Search code examples
pythonpysparkdatabricksazure-databricks

Pyspark: Count number of True values per row


Working in databricks, I've got a dataframe which looks like this:

columns = ["a", "b", "c"]
data = [(True, True, True), (True, True, True), (True, False, True)]
df = spark.createDataFrame(data).toDF(*columns)
df.display()

enter image description here

I'd like to create a new column "number_true_values" that contains the number of True values per row. Unfortunately, one does not seem to be able to just sum up True and False values in pyspark like in pandas. The code

import pyspark.sql.functions as F
df.withColumn('number_true_values', sum([F.col(column) for column in df.columns]))

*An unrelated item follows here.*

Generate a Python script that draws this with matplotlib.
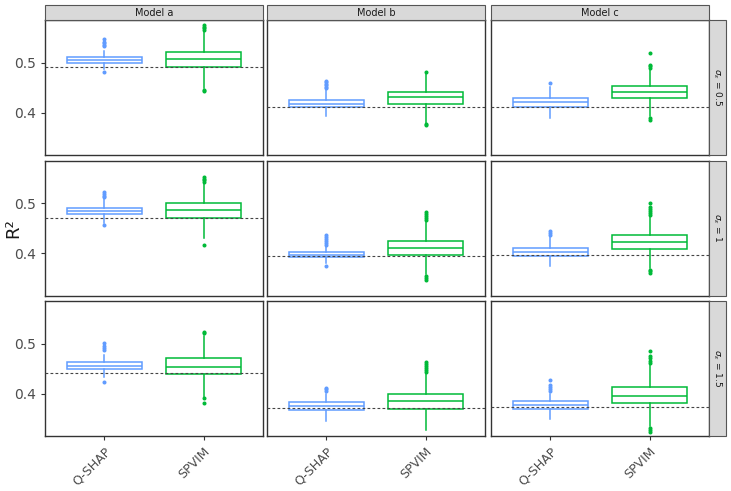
import matplotlib
matplotlib.use("Agg")
import matplotlib.pyplot as plt
from matplotlib.patches import Rectangle

models = ["Model a", "Model b", "Model c"]
sigmas = ["0.5", "1", "1.5"]
methods = ["Q-SHAP", "SPVIM"]
colors = ["#619CFF", "#00BA38"]

# [row (sigma)][col (model)][method]
q1 = [[[.500, .492], [.412, .418], [.412, .430]],
      [[.478, .471], [.392, .397], [.394, .409]],
      [[.449, .440], [.368, .369], [.370, .381]]]
med = [[[.506, .507], [.418, .431], [.422, .442]],
       [[.484, .486], [.396, .411], [.402, .423]],
       [[.455, .453], [.375, .386], [.378, .396]]]
q3 = [[[.512, .522], [.426, .442], [.430, .453]],
      [[.490, .500], [.402, .424], [.411, .436]],
      [[.464, .471], [.383, .400], [.385, .413]]]
whislo = [[[.488, .450], [.394, .380], [.390, .393]],
          [[.461, .430], [.380, .358], [.375, .370]],
          [[.433, .390], [.346, .327], [.349, .336]]]
whishi = [[[.524, .563], [.446, .478], [.452, .487]],
          [[.508, .540], [.414, .463], [.434, .472]],
          [[.478, .516], [.400, .441], [.400, .457]]]
fliers = [[[[.482, .533, .536, .539, .542, .548], [.443, .446, .566, .569, .572, .575]],
           [[.449, .452, .455, .458, .461, .464], [.376, .378, .482]],
           [[.460], [.385, .389, .490, .493, .496, .520]]],
          [[[.457, .512, .515, .519, .523], [.417, .543, .546, .549, .552]],
           [[.374, .417, .421, .425, .429, .433, .436], [.347, .350, .354, .467, .471, .475, .479, .483]],
           [[.437, .440, .444], [.360, .364, .367, .476, .480, .484, .488, .492, .501]]],
          [[[.424, .487, .491, .496, .502], [.381, .391, .521, .524]],
           [[.406, .409, .412], [.444, .448, .452, .456, .460, .464]],
           [[.405, .409, .413, .417, .428], [.324, .327, .331, .461, .466, .471, .476, .486]]]]
truth = [[.492, .412, .412],
         [.471, .395, .397],
         [.441, .371, .373]]
yticks = [0.4, 0.5]

W, H = 731, 491
fig = plt.figure(figsize=(W / 100, H / 100), dpi=100)

col_x = [45, 267, 491]
col_w = 218
row_y = [20, 160.5, 301]
row_h = 135
border = "#333333"
strip_bg = "#D9D9D9"

def fx(px):
    return px / W

def fy(py):
    return 1 - py / H

for r in range(3):
    for c in range(3):
        ax = fig.add_axes([fx(col_x[c]), fy(row_y[r] + row_h), col_w / W, row_h / H])
        stats = []
        for m in range(2):
            stats.append(dict(med=med[r][c][m], q1=q1[r][c][m], q3=q3[r][c][m],
                              whislo=whislo[r][c][m], whishi=whishi[r][c][m],
                              fliers=fliers[r][c][m], label=methods[m]))
        bp = ax.bxp(stats, positions=[1, 2], widths=0.75, patch_artist=True,
                    showcaps=False, manage_ticks=False)
        for m in range(2):
            col = colors[m]
            bp["boxes"][m].set(facecolor="white", edgecolor=col, linewidth=1.1)
            bp["medians"][m].set(color=col, linewidth=1.1)
            for w in bp["whiskers"][2 * m:2 * m + 2]:
                w.set(color=col, linewidth=1.1)
            bp["fliers"][m].set(marker="o", markerfacecolor=col, markeredgecolor=col,
                                markersize=1.9, linestyle="none")
        ax.axhline(truth[r][c], color="#444444", linestyle=(0, (2.5, 2)), linewidth=0.8, zorder=5)
        ax.set_xlim(0.4, 2.6)
        ax.set_ylim(0.3156, 0.5860)
        ax.set_yticks(yticks)
        ax.set_xticks([1, 2])
        for s in ax.spines.values():
            s.set_color(border)
            s.set_linewidth(1.0)
        ax.tick_params(axis="both", colors="#333333", length=3, width=0.8,
                       labelcolor="#4D4D4D", labelsize=10)
        if c == 0:
            ax.set_yticklabels([f"{v:.1f}" for v in yticks])
        else:
            ax.set_yticklabels([])
            ax.tick_params(axis="y", length=0)
        if r == 2:
            ax.set_xticklabels(methods, rotation=45, ha="right", rotation_mode="anchor",
                               fontsize=9)
        else:
            ax.set_xticklabels([])
            ax.tick_params(axis="x", length=0)

# top strips
for c in range(3):
    fig.patches.append(Rectangle((fx(col_x[c]), fy(20)), col_w / W, 15 / H,
                                 transform=fig.transFigure, facecolor=strip_bg,
                                 edgecolor="#555555", linewidth=0.8))
    fig.text(fx(col_x[c] + col_w / 2), fy(12.5), models[c], ha="center", va="center",
             fontsize=7, color="#1A1A1A")

# right strips
for r in range(3):
    fig.patches.append(Rectangle((fx(709), fy(row_y[r] + row_h)), 17 / W, row_h / H,
                                 transform=fig.transFigure, facecolor=strip_bg,
                                 edgecolor="#555555", linewidth=0.8))
    fig.text(fx(717.5), fy(row_y[r] + row_h / 2), r"$\sigma_{\epsilon}$ = " + sigmas[r],
             ha="center", va="center", rotation=-90, fontsize=6.5, color="#1A1A1A")

fig.text(fx(13), fy(228), "R²", rotation=90, ha="center", va="center", fontsize=13, color="#1A1A1A")

fig.savefig("out.png", dpi=100, facecolor="white")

throws the exception AnalysisException: [DATATYPE_MISMATCH.BINARY_OP_DIFF_TYPES] Cannot resolve "(a + 0)" due to data type mismatch: the left and right operands of the binary operator have incompatible types ("BOOLEAN" and "INT").;

If I had a dataframe that contains numbers instead like the following...

columns = ["a", "b", "c"]
data = [(1, 0, 1), (1, 0, 0), (1, 1, 1)]
df = spark.createDataFrame(data).toDF(*columns)
df.display()

enter image description here

... the syntax from above would work and return the desired result: enter image description here

How do I count the number of True values per row in databricks?


Solution

  • You can cast your columns to long and then sum it, so something like this,

    import pyspark.sql.functions as F
    
    df.withColumn('number_true_values', sum([F.col(column).cast("long") for column in df.columns])).show()
    

    Output:

    +----+-----+----+------------------+
    |   a|    b|   c|number_true_values|
    +----+-----+----+------------------+
    |true| true|true|                 3|
    |true| true|true|                 3|
    |true|false|true|                 2|
    +----+-----+----+------------------+